##### The records #####
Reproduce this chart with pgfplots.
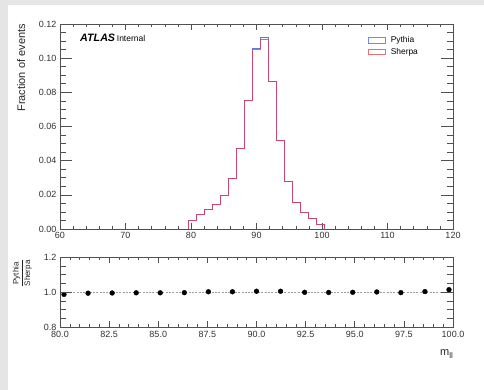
\documentclass[border=0pt]{standalone}
\usepackage{fontspec}
\setmainfont{Liberation Sans}
\usepackage{pgfplots}
\pgfplotsset{compat=1.18}
\definecolor{bggray}{RGB}{229,229,229}
\definecolor{axcol}{RGB}{80,80,80}
\definecolor{pyth}{RGB}{90,120,235}
\definecolor{sherp}{RGB}{228,58,85}
\definecolor{pythL}{RGB}{110,140,240}
\definecolor{sherpL}{RGB}{235,110,120}
\begin{document}
\begin{tikzpicture}
\fill[bggray] (0,0) rectangle (484pt,390pt);
\fill[white] (8pt,0) rectangle (484pt,385pt);
\pgfplotsset{
  rootstyle/.style={
    scale only axis, width=393pt,
    axis line style={axcol, line width=0.8pt},
    tick align=inside, tick pos=both,
    every tick/.style={axcol, line width=0.6pt},
    /pgf/number format/assume math mode=true,
    tick label style={font=\fontsize{9}{10}\selectfont, text=black!80},
    major tick length=6pt, minor tick length=3pt,
    scaled ticks=false,
  },
  yticksonly/.style={
    scale only axis, width=393pt,
    axis line style={axcol, line width=0.8pt},
    tick align=inside, tick pos=both,
    every tick/.style={axcol, line width=0.6pt},
    major tick length=12pt, minor tick length=6pt,
    xtick=\empty, yticklabels={},
  }
}
\begin{axis}[rootstyle,
  at={(60pt,161pt)}, anchor=south west, height=205pt,
  xmin=60, xmax=120, ymin=0, ymax=0.12,
  xtick={60,70,80,90,100,110,120}, minor x tick num=4,
  ytick={0,0.02,0.04,0.06,0.08,0.1,0.12}, minor y tick num=3,
  yticklabel style={/pgf/number format/.cd, fixed, fixed zerofill, precision=2},
  ylabel={Fraction of events},
  ylabel style={at={(axis description cs:-0.089,1)}, anchor=base east, inner sep=0pt, font=\fontsize{11}{12}\selectfont, text=black!85},
  legend style={at={(axis description cs:0.782,0.948)}, anchor=north west, draw=none, fill=none,
    font=\fontsize{8.4}{9}\selectfont, row sep=1.2pt, column sep=4pt, inner sep=0pt, nodes={inner sep=1.5pt}},
  legend cell align=left,
  legend image code/.code={\draw[#1] (0pt,-2.8pt) rectangle (17pt,2.8pt);},
]
\addplot[pyth, line width=0.9pt, const plot, forget plot] coordinates {
(79.592,0) (79.592,0.00494) (80.816,0.00856) (82.041,0.01125) (83.265,0.01446)
(84.490,0.01974) (85.714,0.02944) (86.939,0.04734) (88.163,0.07553) (89.388,0.10563)
(90.612,0.11187) (91.837,0.08620) (93.061,0.05175) (94.286,0.02810) (95.510,0.01553)
(96.735,0.00948) (97.959,0.00622) (99.184,0.00294) (100.408,0)};
\addplot[sherp, line width=0.9pt, opacity=0.8, const plot, forget plot] coordinates {
(79.592,0) (79.592,0.0050) (80.816,0.0086) (82.041,0.0113) (83.265,0.0145)
(84.490,0.0198) (85.714,0.0295) (86.939,0.0472) (88.163,0.0753) (89.388,0.1050)
(90.612,0.1112) (91.837,0.0862) (93.061,0.0518) (94.286,0.0281) (95.510,0.0155)
(96.735,0.0095) (97.959,0.0062) (99.184,0.0029) (100.408,0)};
\addlegendimage{pythL, line width=0.8pt}
\addlegendentry{Pythia}
\addlegendimage{sherpL, line width=0.8pt}
\addlegendentry{Sherpa}
\node[anchor=base west, inner sep=0pt] at (axis description cs:0.051,0.915)
  {\fontsize{10.7}{12}\selectfont\textbf{\textit{ATLAS}}\,\fontsize{8.5}{10}\selectfont Internal};
\end{axis}
\begin{axis}[yticksonly,
  at={(60pt,161pt)}, anchor=south west, height=205pt,
  xmin=60, xmax=120, ymin=0, ymax=0.12,
  ytick={0,0.02,0.04,0.06,0.08,0.1,0.12}, minor y tick num=3,
]
\end{axis}
\begin{axis}[rootstyle,
  at={(60pt,62.7pt)}, anchor=south west, height=70pt,
  xmin=80, xmax=100, ymin=0.8, ymax=1.2,
  xtick={80,82.5,85,87.5,90,92.5,95,97.5,100}, minor x tick num=4,
  ytick={0.8,1.0,1.2}, minor y tick num=3,
  xticklabel style={/pgf/number format/.cd, fixed, fixed zerofill, precision=1},
  yticklabel style={/pgf/number format/.cd, fixed, fixed zerofill, precision=1},
  ylabel={\fontsize{8}{9}\selectfont$\displaystyle\frac{\mbox{Pythia}}{\mbox{Sherpa}}$},
  ylabel style={at={(axis description cs:-0.096,0.77)}, anchor=center, inner sep=0pt, text=black!85},
  xlabel={m\raisebox{-0.45ex}{\fontsize{8}{9}\selectfont ll}},
  xlabel style={at={(axis description cs:1,-0.41)}, anchor=base east, inner sep=0pt, font=\fontsize{11}{12}\selectfont, text=black!85},
]
\addplot[gray!75, dash pattern=on 2pt off 1.3pt, line width=0.8pt] coordinates {(80,1) (100,1)};
\addplot[only marks, mark=*, mark size=2.4pt, black] coordinates {
(80.204,0.988) (81.429,0.995) (82.653,0.996) (83.878,0.997) (85.102,0.997)
(86.327,0.998) (87.551,1.003) (88.776,1.003) (90.000,1.006) (91.224,1.006)
(92.449,1.000) (93.673,0.999) (94.898,1.000) (96.122,1.002) (97.347,0.998)
(98.571,1.004) (99.796,1.015)};
\end{axis}
\begin{axis}[yticksonly,
  at={(60pt,62.7pt)}, anchor=south west, height=70pt,
  xmin=80, xmax=100, ymin=0.8, ymax=1.2,
  ytick={0.8,1.0,1.2}, minor y tick num=3,
]
\end{axis}
\pgfresetboundingbox
\path[use as bounding box] (0,0) rectangle (484pt,390pt);
\end{tikzpicture}
\end{document}
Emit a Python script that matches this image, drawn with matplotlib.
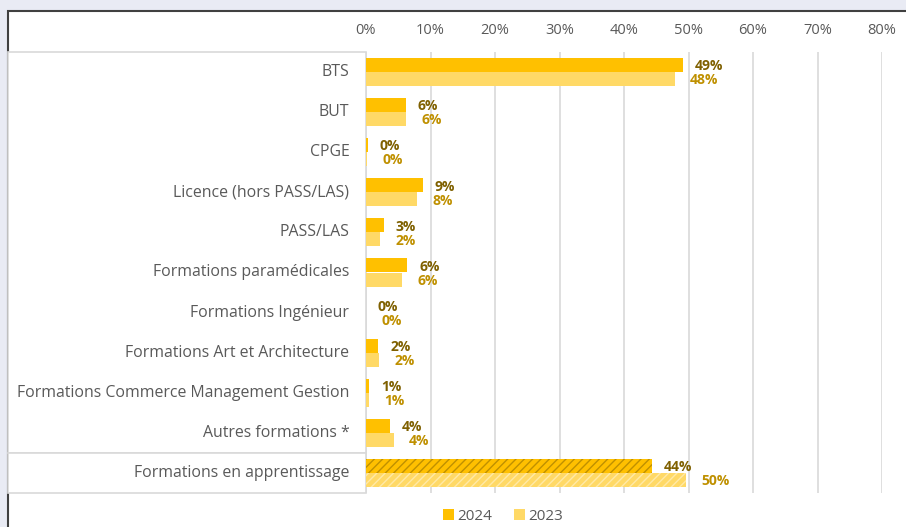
import numpy as np
import matplotlib.pyplot as plt
from matplotlib.patches import Rectangle, Patch

plt.rcParams['font.family'] = ['Open Sans', 'DejaVu Sans']
plt.rcParams['hatch.linewidth'] = 1.0

categories = ["BTS", "BUT", "CPGE", "Licence (hors PASS/LAS)", "PASS/LAS",
              "Formations paramédicales", "Formations Ingénieur",
              "Formations Art et Architecture",
              "Formations Commerce Management Gestion",
              "Autres formations *", "Formations en apprentissage"]
v2024 = [49.1, 6.2, 0.3, 8.8, 2.8, 6.4, 0.0, 1.9, 0.5, 3.7, 44.4]
v2023 = [47.9, 6.2, 0.2, 7.9, 2.2, 5.6, 0.0, 2.0, 0.5, 4.3, 49.6]
lab2024 = ["49%", "6%", "0%", "9%", "3%", "6%", "0%", "2%", "1%", "4%", "44%"]
lab2023 = ["48%", "6%", "0%", "8%", "2%", "6%", "0%", "2%", "1%", "4%", "50%"]
xticks = [0, 10, 20, 30, 40, 50, 60, 70, 80]

c24, c23 = "#FFC000", "#FFD966"
t24, t23 = "#7F6000", "#BF9000"
grey_txt = "#595959"

W, H = 906, 527
fig = plt.figure(figsize=(W / 100, H / 100), dpi=100)
fig.patch.set_facecolor("#E9EBF4")

# white chart panel with dark frame
fig.patches.append(Rectangle((7.5 / W, -0.1), 1, 1.1 - 10.5 / H, transform=fig.transFigure,
                             facecolor="white", edgecolor="#404040", linewidth=1.5, zorder=0))

top, bot = 52, 493
split = 453
# category boxes on the left
fig.patches.append(Rectangle((8 / W, 1 - split / H), (366 - 8) / W, (split - top) / H,
                             transform=fig.transFigure, facecolor="white",
                             edgecolor="#D9D9D9", linewidth=1.2, zorder=1))
fig.patches.append(Rectangle((8 / W, 1 - bot / H), (366 - 8) / W, (bot - split) / H,
                             transform=fig.transFigure, facecolor="white",
                             edgecolor="#D9D9D9", linewidth=1.2, zorder=1))

ax = fig.add_axes([366 / W, 1 - bot / H, (882 - 366) / W, (bot - top) / H])
ax.set_facecolor("none")
ax.set_zorder(5)

y = np.arange(len(categories))
h = 0.35
n = len(categories)
for i in range(n):
    last = i == n - 1
    ax.barh(y[i] - h / 2, v2024[i], height=h, color=c24,
            edgecolor="#BF9000" if last else c24, linewidth=0,
            hatch="////" if last else None, zorder=3)
    ax.barh(y[i] + h / 2, v2023[i], height=h, color=c23,
            edgecolor="#FFE9A6" if last else c23, linewidth=0,
            hatch="////" if last else None, zorder=3)
    ax.annotate(lab2024[i], (v2024[i], y[i] - h / 2 + 0.03), xytext=(8.5, 0),
                textcoords="offset points", ha="left", va="center",
                fontsize=10, fontweight="bold", color=t24, zorder=4)
    ax.annotate(lab2023[i], (v2023[i], y[i] + h / 2 + 0.03), xytext=(11, 0),
                textcoords="offset points", ha="left", va="center",
                fontsize=10, fontweight="bold", color=t23, zorder=4)

ax.set_xlim(0, 80)
ax.set_ylim(n - 0.5, -0.5)
ax.set_xticks(xticks)
ax.set_xticklabels([f"{t}%" for t in xticks], fontsize=10.5, color=grey_txt)
ax.xaxis.tick_top()
ax.tick_params(axis="x", length=0, pad=10)
ax.set_yticks([])
ax.grid(axis="x", color="#D9D9D9", linewidth=1.2, zorder=0)
for s in ax.spines.values():
    s.set_visible(False)

for i, c in enumerate(categories):
    ax.annotate(c, (0, y[i]), xytext=(-12, 0), textcoords="offset points",
                ha="right", va="center", fontsize=11.4, color=grey_txt,
                annotation_clip=False)

handles = [Patch(facecolor=c24, label="2024"), Patch(facecolor=c23, label="2023")]
fig.legend(handles=handles, loc="center", bbox_to_anchor=(503 / W, 1 - 516 / H),
           ncol=2, frameon=False, fontsize=11, handlelength=0.75, handleheight=0.75,
           handletextpad=0.2, columnspacing=1.4, labelcolor=grey_txt)

fig.savefig("out.png", dpi=100)
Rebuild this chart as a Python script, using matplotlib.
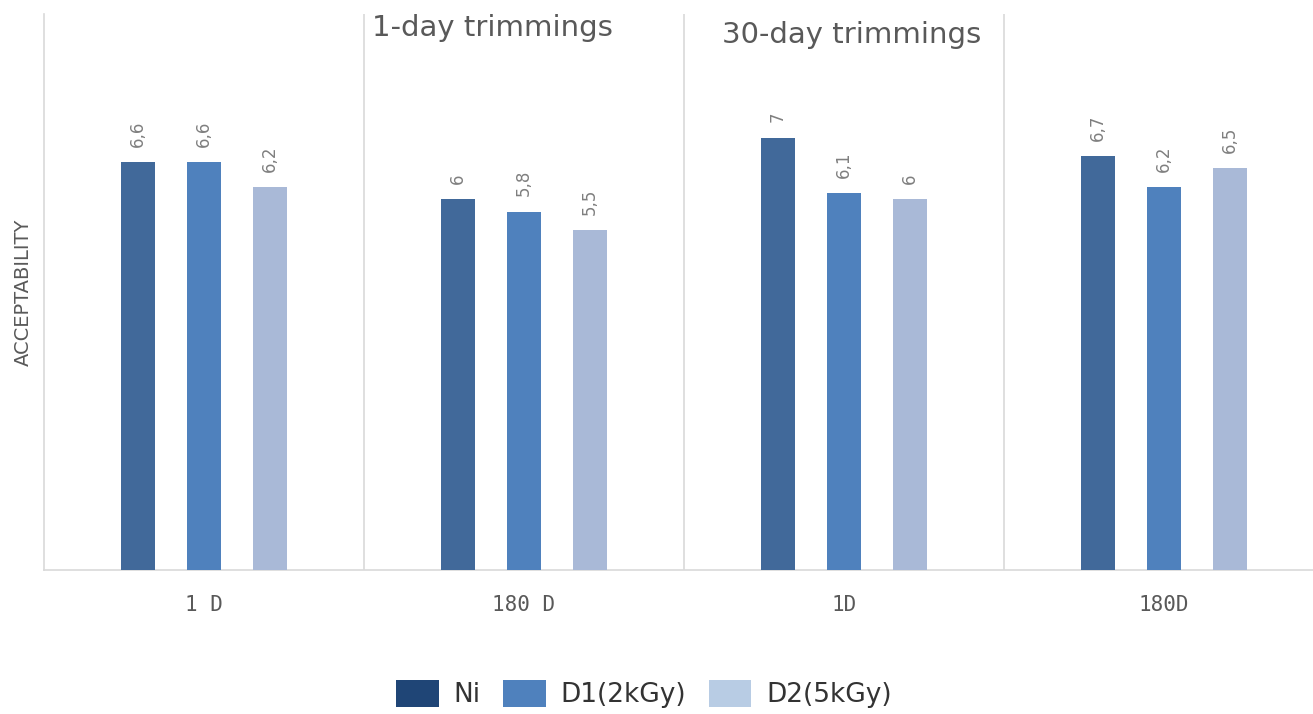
import matplotlib
matplotlib.use('Agg')
import matplotlib.pyplot as plt
import numpy as np
from matplotlib.patches import Patch

# datos
categories = ["1 D", "180 D", "1D", "180D"]
series = ["Ni", "D1(2kGy)", "D2(5kGy)"]
ni_vals = [6.6, 6.0, 7.0, 6.7]
d1_vals = [6.6, 5.8, 6.1, 6.2]
d2_vals = [6.2, 5.5, 6.0, 6.5]
bar_labels = [
    ["6,6", "6", "7", "6,7"],
    ["6,6", "5,8", "6,1", "6,2"],
    ["6,2", "5,5", "6", "6,5"],
]
group_titles = ["1-day trimmings", "30-day trimmings"]

bar_colors = ["#41699A", "#4F81BD", "#A9B9D7"]
legend_colors = ["#1F4576", "#4F81BD", "#B8CCE4"]

W, H = 1313, 714
fig = plt.figure(figsize=(W / 100, H / 100), dpi=100)
ax = fig.add_axes([44 / W, 1 - 570 / H, 1280 / W, 556 / H])

x = np.arange(len(categories))
offset = 0.206
width = 0.106
for i, vals in enumerate([ni_vals, d1_vals, d2_vals]):
    xs = x + (i - 1) * offset
    ax.bar(xs, vals, width=width, color=bar_colors[i], edgecolor="none", zorder=3)
    for xx, v, lab in zip(xs, vals, bar_labels[i]):
        ax.annotate(lab, (xx, v), xytext=(0, 11), textcoords="offset points",
                    rotation=90, ha="center", va="bottom",
                    fontsize=12, color="#7F7F7F")

ax.set_xlim(-0.5, 3.5)
ax.set_ylim(0, 9)

# separadores verticales entre grupos
for b in [0.5, 1.5, 2.5]:
    ax.axvline(b, color="#D9D9D9", lw=1.2, zorder=1)

for s in ["top", "right"]:
    ax.spines[s].set_visible(False)
ax.spines["left"].set_color("#D9D9D9")
ax.spines["left"].set_linewidth(1.2)
ax.spines["bottom"].set_color("#D9D9D9")
ax.spines["bottom"].set_linewidth(1.2)

ax.set_yticks([])
ax.set_xticks(x)
ax.set_xticklabels(categories, fontsize=15, color="#595959",
                   family="DejaVu Sans Mono")
ax.tick_params(axis="x", length=0, pad=18)

ax.set_ylabel("ACCEPTABILITY", fontsize=14, color="#595959", labelpad=8)

fig.text(372 / W, 1 - 36 / H, group_titles[0], fontsize=21, color="#595959")
fig.text(722 / W, 1 - 43 / H, group_titles[1], fontsize=21, color="#595959")

handles = [Patch(facecolor=c, edgecolor="none") for c in legend_colors]
fig.legend(handles, series, loc="center", bbox_to_anchor=(644 / W, 1 - 694 / H),
           ncol=3, frameon=False, fontsize=19, handlelength=1.6,
           handleheight=1.25, handletextpad=0.57, columnspacing=0.85,
           labelcolor="#333333")

fig.savefig("out.png", dpi=100)
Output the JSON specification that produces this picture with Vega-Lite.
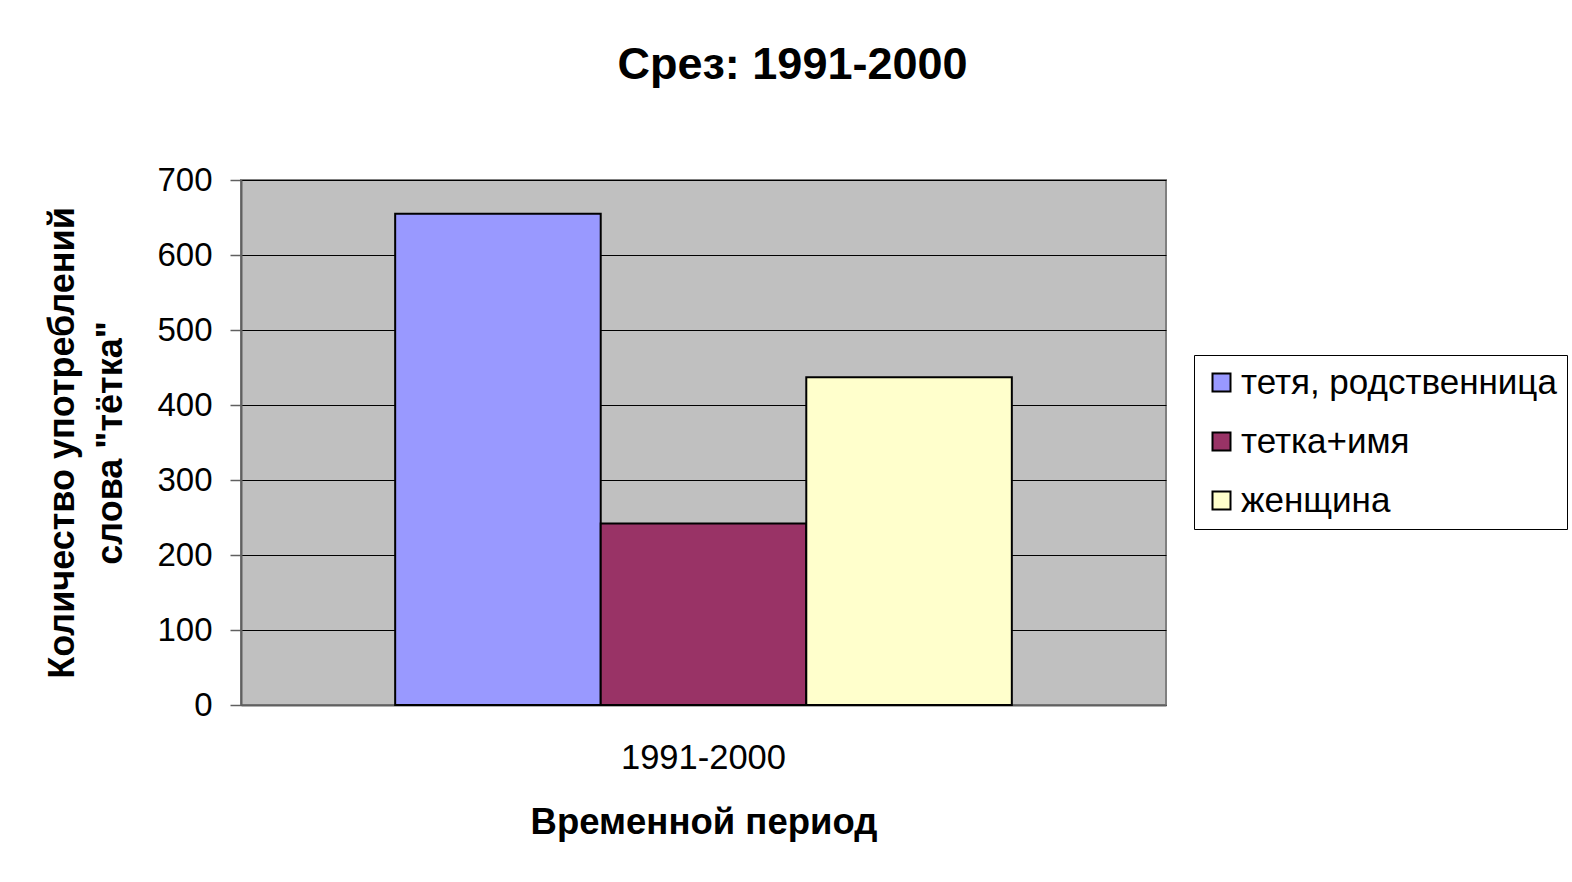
#####
• **The exercise**: Take out nothing but the lines from the one containing "Emit a Python" to the one containing "plt.rcParams['hatch.linewidth'] = 1.0", inclusive, retyped exactly. Drop the pictures.

• **Result of the exercise**:
Emit a Python script that matches this image, drawn with matplotlib.
import numpy as np
import matplotlib.pyplot as plt
from matplotlib.patches import Rectangle, Patch

plt.rcParams['font.family'] = ['Open Sans', 'DejaVu Sans']
plt.rcParams['hatch.linewidth'] = 1.0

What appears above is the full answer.